Unlike other suicides, it seems the woman was protected and not penalized for departing from her assigned trials on earth prematurely. The spirit realm must have felt she was already subjected to too much pain and suffering, to have to live out the rest of her natural lifespan in the Lower Zone.

Spiritists, are taught that we must pay in this life or the next for the wrongs we have committed. But for suicide, the payment is immediate. In Andre Luiz’s first book, Nosso Lar, psychographed by Francisco C. Xavier, published in 1944, Andre dies and is sent to:

“Actually, I felt like a prisoner trapped behind dark bars of horror. With my hair on end, my heart pounding, and scared stiff, I often cried out like a madman.
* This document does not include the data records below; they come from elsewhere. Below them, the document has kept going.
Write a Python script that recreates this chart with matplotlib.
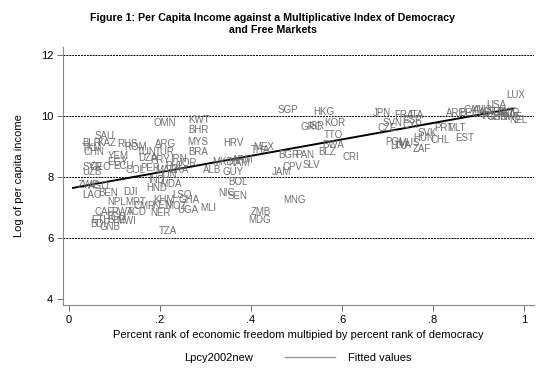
import matplotlib.pyplot as plt
from matplotlib.lines import Line2D

plt.rcParams['font.family'] = ['Liberation Sans', 'DejaVu Sans']

# country labels placed at (x, y) = (freedom x democracy rank, log income)
countries = ['SAU', 'BLR', 'KAZ', 'TKM', 'CHN', 'RUS', 'ROM', 'ARG', 'OMN', 'KWT',
             'BHR', 'MYS', 'BRA', 'TUN', 'TUR', 'YEM', 'EGY', 'DZA', 'PRY', 'IRN',
             'SYR', 'GEO', 'UZB', 'ECU', 'COL', 'PER', 'MAR', 'PHL', 'JOR', 'IDN',
             'LKA', 'ALB', 'MKD', 'NAM', 'ARM', 'GUY', 'HRV', 'MEX', 'THA', 'BGR',
             'SGP', 'JAM', 'CPV', 'SLV', 'BOL', 'IND', 'MDA', 'HND', 'LSO', 'KHM',
             'GHA', 'KEN', 'MOZ', 'UGA', 'NER', 'MLI', 'NIC', 'SEN', 'MNG', 'ZMB',
             'MDG', 'TZA', 'ZWE', 'AGO', 'LAO', 'BEN', 'DJI', 'NPL', 'MRT', 'CMR',
             'CAF', 'RWA', 'TCD', 'TGO', 'ETH', 'SLE', 'MWI', 'BDI', 'GNB',
             'HKG', 'KOR', 'GRC', 'ISR', 'TTO', 'BWA', 'BLZ', 'CRI', 'PAN', 'JPN',
             'FRA', 'ITA', 'ESP', 'SVN', 'CZE', 'CYP', 'PRT', 'MLT', 'SVK', 'HUN',
             'CHL', 'EST', 'POL', 'LVA', 'LTU', 'ZAF', 'MUS', 'LUX', 'USA', 'ARE',
             'BEL', 'CAN', 'AUS', 'AUT', 'NLD', 'DNK', 'NOR', 'IRL', 'GBR', 'FIN',
             'SWE', 'NZL']
rank = [0.057, 0.029, 0.062, 0.029, 0.031, 0.106, 0.121, 0.189, 0.185, 0.262,
        0.262, 0.260, 0.262, 0.150, 0.189, 0.085, 0.085, 0.152, 0.179, 0.223,
        0.029, 0.046, 0.029, 0.097, 0.124, 0.156, 0.189, 0.211, 0.240, 0.200,
        0.223, 0.295, 0.315, 0.350, 0.359, 0.337, 0.339, 0.405, 0.399, 0.460,
        0.458, 0.447, 0.469, 0.513, 0.350, 0.174, 0.200, 0.170, 0.227, 0.185,
        0.240, 0.183, 0.211, 0.237, 0.179, 0.288, 0.329, 0.348, 0.472, 0.399,
        0.394, 0.198, 0.020, 0.041, 0.029, 0.064, 0.119, 0.084, 0.124, 0.141,
        0.057, 0.094, 0.128, 0.080, 0.050, 0.085, 0.103, 0.046, 0.068,
        0.537, 0.560, 0.509, 0.526, 0.560, 0.557, 0.548, 0.601, 0.498, 0.668,
        0.714, 0.747, 0.733, 0.689, 0.678, 0.733, 0.802, 0.832, 0.767, 0.756,
        0.795, 0.850, 0.696, 0.714, 0.707, 0.756, 0.724, 0.961, 0.917, 0.828,
        0.857, 0.868, 0.887, 0.901, 0.917, 0.938, 0.943, 0.905, 0.918, 0.931,
        0.949, 0.967]
lpcy = [9.34, 9.11, 9.11, 8.95, 8.82, 9.08, 8.98, 9.08, 9.77, 9.87,
        9.54, 9.15, 8.82, 8.82, 8.82, 8.69, 8.49, 8.62, 8.56, 8.59,
        8.33, 8.33, 8.16, 8.36, 8.23, 8.30, 8.23, 8.36, 8.46, 8.07,
        8.23, 8.23, 8.49, 8.46, 8.56, 8.16, 9.11, 8.98, 8.89, 8.72,
        10.20, 8.16, 8.33, 8.39, 7.84, 7.90, 7.77, 7.64, 7.41, 7.25,
        7.25, 7.08, 7.05, 6.92, 6.82, 6.98, 7.48, 7.38, 7.25, 6.85,
        6.59, 6.23, 7.74, 7.70, 7.41, 7.48, 7.51, 7.18, 7.18, 7.05,
        6.85, 6.85, 6.85, 6.69, 6.59, 6.59, 6.56, 6.46, 6.36,
        10.13, 9.77, 9.64, 9.67, 9.38, 9.05, 8.82, 8.66, 8.72, 10.10,
        10.03, 10.03, 9.87, 9.77, 9.61, 9.70, 9.61, 9.61, 9.44, 9.28,
        9.21, 9.28, 9.15, 9.05, 9.02, 8.92, 9.11, 10.69, 10.36, 10.10,
        10.10, 10.20, 10.20, 10.13, 10.13, 10.13, 10.10, 10.00, 9.97, 9.97,
        9.97, 9.87]

# fitted line end points
fit_x = [0.009, 0.976]
fit_y = [7.64, 10.24]

fig = plt.figure(figsize=(5.56, 3.68), dpi=100)
ax = fig.add_axes([63 / 556, 1 - 305 / 368, (534 - 63) / 556, (305 - 47) / 368])

for name, x, y in zip(countries, rank, lpcy):
    ax.text(x, y, name, fontsize=7, color='#6e6e6e', ha='left', va='center')

ax.plot(fit_x, fit_y, color='black', lw=1.4)

ax.set_xlim(-0.013, 1.022)
ax.set_ylim(3.8, 12.26)
ax.set_xticks([0, 0.2, 0.4, 0.6, 0.8, 1])
ax.set_xticklabels(['0', '.2', '.4', '.6', '.8', '1'])
ax.set_yticks([4, 6, 8, 10, 12])
for g in [6, 8, 10, 12]:
    ax.axhline(g, color='black', lw=0.7, ls=(0, (2, 1)), zorder=0)

for s in ['top', 'right']:
    ax.spines[s].set_visible(False)
for s in ['left', 'bottom']:
    ax.spines[s].set_color('#888888')
    ax.spines[s].set_linewidth(0.8)
ax.tick_params(labelsize=8, length=4, width=0.6, color='#555555', pad=3)

ax.set_xlabel('Percent rank of economic freedom multipied by percent rank of democracy',
              fontsize=8, labelpad=4)
ax.set_ylabel('Log of per capita income', fontsize=8, labelpad=12)

fig.text(0.49, 0.965, 'Figure 1: Per Capita Income against a Multiplicative Index of Democracy\nand Free Markets',
         ha='center', va='top', fontsize=7.7, fontweight='bold', linespacing=1.25)

handles = [Line2D([], [], ls='none'), Line2D([], [], color='#999999', lw=1)]
fig.legend(handles, ['Lpcy2002new', 'Fitted values'], loc='center', ncol=2,
           bbox_to_anchor=(266 / 556, 1 - 358 / 368), frameon=False, fontsize=8,
           handlelength=4.5, columnspacing=2.85, handletextpad=1.2)

plt.savefig('out.png', dpi=100)
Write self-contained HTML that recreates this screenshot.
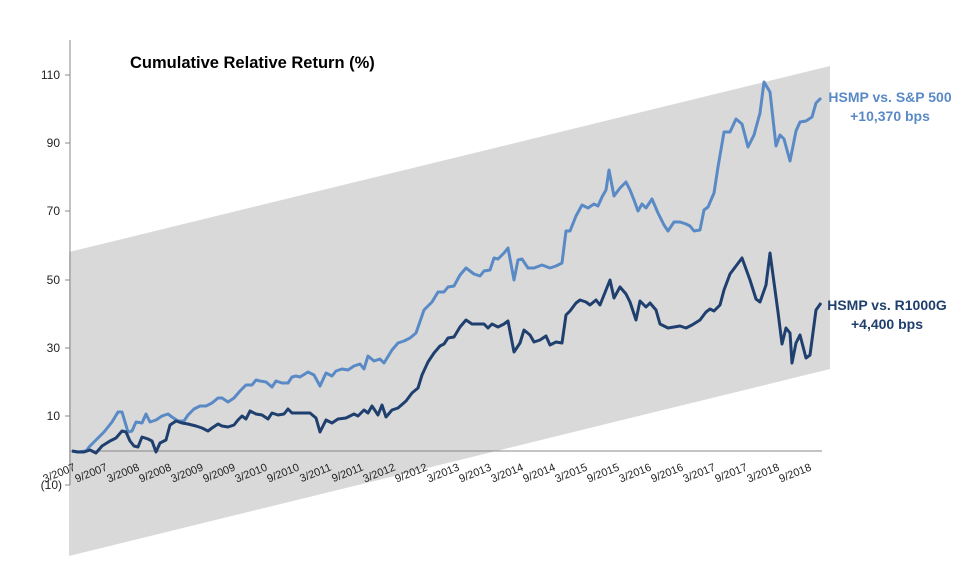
<!DOCTYPE html>
<html><head><meta charset="utf-8"><style>
body{margin:0;background:#fff;width:960px;height:568px;overflow:hidden}
svg{font-family:"Liberation Sans",sans-serif}
</style></head><body>
<svg width="960" height="568" viewBox="0 0 960 568">
<polygon points="69,252 830,66 830,369 69,556" fill="#d9d9d9"/>
<line x1="70" y1="40" x2="70" y2="485" stroke="#888" stroke-width="1"/>
<line x1="70" y1="451" x2="822" y2="451" stroke="#888" stroke-width="1"/>
<g stroke="#888"><line x1="65" y1="75" x2="70" y2="75"/><line x1="65" y1="143" x2="70" y2="143"/><line x1="65" y1="211" x2="70" y2="211"/><line x1="65" y1="280" x2="70" y2="280"/><line x1="65" y1="348" x2="70" y2="348"/><line x1="65" y1="416" x2="70" y2="416"/><line x1="65" y1="485" x2="70" y2="485"/></g>
<g font-size="12" fill="#222" text-anchor="end">
<text x="60" y="79">110</text><text x="60" y="147">90</text><text x="60" y="215">70</text><text x="60" y="284">50</text><text x="60" y="352">30</text><text x="60" y="420">10</text><text x="62" y="489">(10)</text>
</g>
<text x="130" y="68" font-size="16.5" font-weight="bold" fill="#000">Cumulative Relative Return (%)</text>
<polyline fill="none" stroke="#5a8ac6" stroke-width="3" stroke-linejoin="round" points="72,451 78,452 86,451 90,446 96,440 104,432 112,422 118,412 122,412 128,432 132,431 136,422 142,423 146,414 150,422 156,420 162,416 168,414 172,417 178,421 184,421 188,415 194,409 200,406 206,406 212,403 218,398 222,398 228,402 234,398 240,391 246,385 252,385 256,380 260,381 266,382 272,387 276,381 282,383 288,383 292,377 296,376 300,377 308,372 314,375 320,386 326,373 332,376 336,371 342,369 348,370 354,366 360,364 364,369 368,356 374,361 380,359 384,363 392,350 398,343 404,341 410,338 416,333 424,310 432,302 438,292 444,292 448,287 454,286 460,275 466,268 474,274 480,276 484,271 490,270 494,258 498,259 504,253 508,248 514,280 518,260 522,259 528,268 534,268 542,265 550,268 556,266 562,263 566,231 570,231 576,216 582,205 588,208 594,204 598,206 602,197 606,190 609,170 614,196 620,188 626,182 630,190 634,200 638,211 642,204 646,208 652,199 658,213 664,225 668,231 674,222 680,222 686,224 690,226 694,231 700,230 704,210 708,207 714,193 718,167 724,132 730,132 736,119 742,124 748,147 754,135 760,113 764,82 770,92 776,146 780,135 784,139 790,161 796,131 800,122 806,121 812,117 816,103 821,98"/>
<polyline fill="none" stroke="#1f3f6e" stroke-width="3" stroke-linejoin="round" points="72,451 78,452 84,452 90,450 96,453 102,446 110,441 116,438 122,431 126,432 130,441 134,446 138,447 142,437 148,439 152,441 156,452 160,443 166,440 170,425 176,421 182,423 188,424 196,426 202,428 208,431 212,428 218,424 222,426 228,427 234,425 238,420 242,416 246,419 250,411 256,414 262,415 268,419 272,413 278,415 284,414 288,409 292,413 300,413 310,413 316,418 320,432 326,420 332,423 338,419 346,418 354,414 358,416 364,410 368,413 372,406 378,415 382,405 386,417 392,410 398,408 406,401 412,393 418,388 422,375 428,362 434,353 440,346 444,344 448,338 454,337 460,327 466,320 472,324 478,324 484,324 488,328 492,324 498,327 504,324 508,321 514,352 520,343 524,330 530,335 534,342 540,340 546,336 550,345 556,342 562,343 566,315 570,311 576,303 580,300 586,302 590,305 596,300 600,305 606,290 610,280 614,298 620,287 626,294 630,302 636,320 640,301 646,307 650,303 656,310 660,324 668,328 674,327 680,326 686,328 692,325 700,320 706,312 710,309 714,311 720,305 724,290 730,274 736,266 742,258 750,280 756,299 760,302 766,285 770,253 778,312 782,344 786,328 790,333 792,363 796,343 800,335 806,358 810,355 816,310 821,303"/>
<g font-size="14" font-weight="bold" text-anchor="middle">
<text x="890" y="102" fill="#5a8ac6">HSMP vs. S&amp;P 500</text>
<text x="890" y="121" fill="#5a8ac6">+10,370 bps</text>
<text x="887" y="310" fill="#1f3f6e">HSMP vs. R1000G</text>
<text x="887" y="329" fill="#1f3f6e">+4,400 bps</text>
</g>
<g font-size="11" fill="#222" text-anchor="end">
<text transform="translate(76,470) rotate(-22)">3/2007</text>
<text transform="translate(108,470) rotate(-22)">9/2007</text>
<text transform="translate(140,470) rotate(-22)">3/2008</text>
<text transform="translate(172,470) rotate(-22)">9/2008</text>
<text transform="translate(204,470) rotate(-22)">3/2009</text>
<text transform="translate(236,470) rotate(-22)">9/2009</text>
<text transform="translate(268,470) rotate(-22)">3/2010</text>
<text transform="translate(300,470) rotate(-22)">9/2010</text>
<text transform="translate(332,470) rotate(-22)">3/2011</text>
<text transform="translate(364,470) rotate(-22)">9/2011</text>
<text transform="translate(396,470) rotate(-22)">3/2012</text>
<text transform="translate(428,470) rotate(-22)">9/2012</text>
<text transform="translate(460,470) rotate(-22)">3/2013</text>
<text transform="translate(492,470) rotate(-22)">9/2013</text>
<text transform="translate(524,470) rotate(-22)">3/2014</text>
<text transform="translate(556,470) rotate(-22)">9/2014</text>
<text transform="translate(588,470) rotate(-22)">3/2015</text>
<text transform="translate(620,470) rotate(-22)">9/2015</text>
<text transform="translate(652,470) rotate(-22)">3/2016</text>
<text transform="translate(684,470) rotate(-22)">9/2016</text>
<text transform="translate(716,470) rotate(-22)">3/2017</text>
<text transform="translate(748,470) rotate(-22)">9/2017</text>
<text transform="translate(780,470) rotate(-22)">3/2018</text>
<text transform="translate(812,470) rotate(-22)">9/2018</text>
</g>
</svg>
</body></html>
I begged for mercy and clamored against the painful despondency that had taken hold of my spirit. But when my loud cries didn’t fall on an implacable silence, they were answered by lamenting voices even more pitiful than my own. At other times, sinister laughter rent the prevailing silence. I thought that some unknown companion out there was a prisoner of insanity. Diabolical forms, ghastly faces, animal-like countenances appeared from time to time, increasing my panic. When it wasn’t pitch dark, the landscape seemed to be bathed in a lurid light as if shrouded in a thick mist that was warmed from afar by the rays of the sun.”[ii]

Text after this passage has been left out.